━━━━━ Data extract ━━━━━

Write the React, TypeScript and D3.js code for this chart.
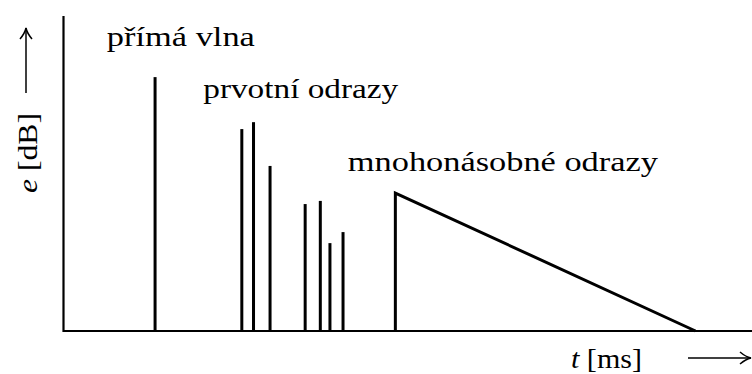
import * as d3 from 'd3'

// time (arbitrary ms units) and level (dB, relative)
const directTime = [13.3]
const directLevel = [80.6]

const earlyTimes = [25.9, 27.6, 30.0, 35.1, 37.3, 38.7, 40.6]
const earlyLevels = [64.1, 66.3, 52.4, 40.3, 41.3, 27.9, 31.4]

// late reverberation: jump up, then linear decay to zero
const lateTimes = [48.2, 48.2, 91.8]
const lateLevels = [0, 43.8, 0]

const labels = ['přímá vlna', 'prvotní odrazy', 'mnohonásobné odrazy']
const labelTimes = [6.3, 20.3, 41.3]
const labelLevels = [90.5, 74.1, 50.9]

const W = 752
const H = 374

export default function App() {
  const x = d3.scaleLinear().domain([0, 100]).range([63.5, 752])
  const y = d3.scaleLinear().domain([0, 100]).range([331, 16])

  const late = d3.line<number>()
    .x((_, i) => x(lateTimes[i]))
    .y((_, i) => y(lateLevels[i]))(lateTimes)

  const serif = { fontFamily: "'Liberation Serif', serif" }
  const widths = [148, 195, 310]

  return (
    <svg width={W} height={H} style={{ position: 'absolute', left: 0, top: 0, background: '#fff' }}>
      <defs>
        <marker id="arr" viewBox="0 0 14 14" refX="13" refY="7" markerWidth="14" markerHeight="14"
          markerUnits="userSpaceOnUse" orient="auto">
          <path d="M2,1 Q8,6 13,7 Q8,8 2,13" fill="none" stroke="#000" strokeWidth="1.5" />
        </marker>
      </defs>

      {/* axes */}
      <line x1={x(0)} x2={W} y1={y(0)} y2={y(0)} stroke="#000" strokeWidth={2.2} />
      <line x1={x(0)} x2={x(0)} y1={y(0) + 1} y2={y(100)} stroke="#000" strokeWidth={2.2} />

      {/* direct wave */}
      {directTime.map((t, i) => (
        <line key={'d' + i} x1={x(t)} x2={x(t)} y1={y(0)} y2={y(directLevel[i])}
          stroke="#000" strokeWidth={3} />
      ))}

      {/* early reflections */}
      {earlyTimes.map((t, i) => (
        <line key={'e' + i} x1={x(t)} x2={x(t)} y1={y(0)} y2={y(earlyLevels[i])}
          stroke="#000" strokeWidth={3} />
      ))}

      {/* late reverberation */}
      <path d={late ?? ''} fill="none" stroke="#000" strokeWidth={3} strokeLinejoin="miter" />

      {/* annotations */}
      {labels.map((s, i) => (
        <text key={s} x={x(labelTimes[i])} y={y(labelLevels[i])} style={serif} fontSize={27}
          textLength={widths[i]} lengthAdjust="spacingAndGlyphs" fill="#000">
          {s}
        </text>
      ))}

      {/* x axis title */}
      <text x={571} y={368} style={serif} fontSize={27} fill="#000"
        textLength={71} lengthAdjust="spacingAndGlyphs">
        <tspan fontStyle="italic">t</tspan> [ms]
      </text>
      <line x1={688} x2={751} y1={358} y2={358} stroke="#000" strokeWidth={1.5} markerEnd="url(#arr)" />

      {/* y axis title */}
      <text transform="translate(37,193) rotate(-90)" style={serif} fontSize={27} fill="#000"
        textLength={80} lengthAdjust="spacingAndGlyphs">
        <tspan fontStyle="italic">e</tspan> [dB]
      </text>
      <line x1={26} x2={26} y1={93} y2={28} stroke="#000" strokeWidth={1.5} markerEnd="url(#arr)" />
    </svg>
  )
}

━━━━━

--- Exercise directions ---
Repeat, with no pictures, each line from the beginning of the data through the line containing "const widths = [148, 195, 310]", inclusive.

--- Task solution ---
Write the React, TypeScript and D3.js code for this chart.
import * as d3 from 'd3'

// time (arbitrary ms units) and level (dB, relative)
const directTime = [13.3]
const directLevel = [80.6]

const earlyTimes = [25.9, 27.6, 30.0, 35.1, 37.3, 38.7, 40.6]
const earlyLevels = [64.1, 66.3, 52.4, 40.3, 41.3, 27.9, 31.4]

// late reverberation: jump up, then linear decay to zero
const lateTimes = [48.2, 48.2, 91.8]
const lateLevels = [0, 43.8, 0]

const labels = ['přímá vlna', 'prvotní odrazy', 'mnohonásobné odrazy']
const labelTimes = [6.3, 20.3, 41.3]
const labelLevels = [90.5, 74.1, 50.9]

const W = 752
const H = 374

export default function App() {
  const x = d3.scaleLinear().domain([0, 100]).range([63.5, 752])
  const y = d3.scaleLinear().domain([0, 100]).range([331, 16])

  const late = d3.line<number>()
    .x((_, i) => x(lateTimes[i]))
    .y((_, i) => y(lateLevels[i]))(lateTimes)

  const serif = { fontFamily: "'Liberation Serif', serif" }
  const widths = [148, 195, 310]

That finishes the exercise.